11/2018: Invited Talk. Dr. Feng gave an invited talk with Prof. Xiulin Ruan at IMECE conference in Pittsburgh.

07/2018: Theory Proven Real! Our work of four-phonon scattering in Boron Arsenide published in Physical Review B: rapid communications was remarkably highlighted by three reports published in Science!!

Our four-phonon theory and predictions are proven real!! A big advance in the thermal transport field!

03/2018: Research highlight! Our work of nanoscale temperature measurement published in Physical Review Letters was reported by many News Media.

First time to measure temperature at the nano scale by using electrons!

03/2018: Students’ Ph.D. offers. Divya Chalise and Yang Zhong, two undergraduate students Dr. Feng supervised, have both received Ph.D. offers from MIT! Divya also received an offer from UC Berkeley! Congratulations, Divya and Yang!

02/2018: Seminar Talk. Dr. Feng gave an invited talk at Vanderbilt University for the Condensed Matter & Optics Seminars.

12/2017: Guest Editor Appointment. Dr. Feng served as the Lead Guest Editor of Journal of Nanotechnology for the Special Issue “Advanced Experimental and Theoretical Techniques for Nanoscale Thermal Transport and Thermoelectrics.” Submissions welcome!

12/2017: Paper Reported by News! Our breakthrough of four-phonon scattering thermal conductivity prediction published in Physical Review B: rapid communications was reported by many news media.

For decades, the three-phonon scattering process has been considered to govern thermal transport in solids, while the role of higher-order four-phonon scattering has been persistently unclear and so ignored. However, recent quantitative calculations of three-phonon scattering have often shown a significant overestimation of thermal conductivity as compared to experimental values. In this paper we show that four-phonon scattering is generally important in solids and can remedy such discrepancies. Our work clears the decades-long fundamental question of the significance of higher-order scattering, and points out ways to improve thermoelectrics, thermal barrier coatings, nuclear materials, and radiative heat transfer.

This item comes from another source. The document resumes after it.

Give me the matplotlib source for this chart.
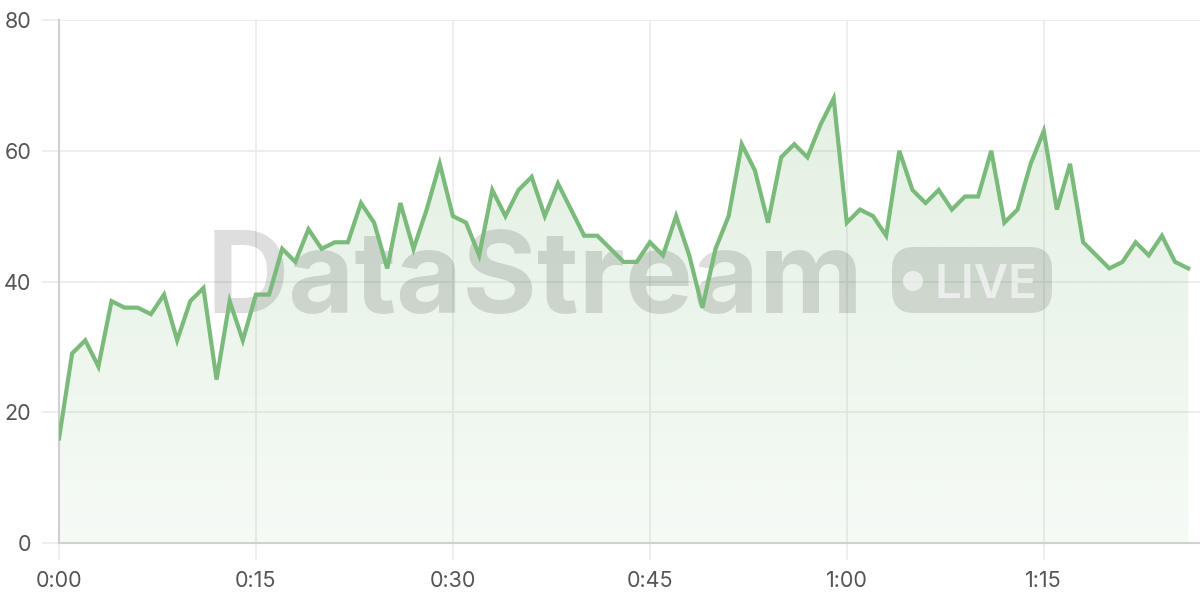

12/2017: Paper Cover Image! Our work of the thermal transport of oxygen vacancies engineered perovskite LSCO was selected as the front cover of Advanced Functional Materials, Vol 27, Iss 47, 2017.

07/2017: Students Summer Research. Divya Chalise and Yang Zhong, two undergraduate students Dr. Feng supervised, have successfully accomplished their Summer undergraduate research and passed their final examinations! Nice job, Divya and Yang!

07/2017: Invited Talk. Dr. Feng gave an invited talk in Mechanical Engineering at University of Minnesota!

07/2017: Invited Talk. Dr. Feng gave an invited talk on the computational materials online seminar (CMOS)! Available at Tencent.

03/2017: Paper Cover Image! Our work on the thermoelectric material PbTe-BiSbTe was selected as the inside front cover of Advanced Materials, Vol 29, Iss 10, 2017.

02/2017: Paper Highlights. Our work on porous thermoelectric material published in Angewandte Chemie is highlighted by:

01/2016: Seminar Talk. Tianli Feng gave a Talk (Nano TE/thermal Seminars) at Birck Nanotechnology Center at Purdue University. Title: “Prediction of Spectral Phonon Mean Free Path and Thermal Conductivity for Thermal Management and Thermoelectrics”.

08/2015: DARPA Grants. A proposal on thermoelectrics that Tianli Feng has participated in writing has won a DARPA grant for $1M!

03/2015: Masters Defense. Eshaan Mathew, a graduate student that Tianli Feng supervised, has successfully defended his M.S. thesis in Mechanical Engineering at Purdue University! Congratulations, Eshhan!

08/2014: Seminar Talk. Tianli Feng gave a Talk (Nano TE/thermal Seminars) at Birck Nanotechnology Center at Purdue University. Title: “On the prediction of spectral phonon mean free path and accumulated thermal conductivity”.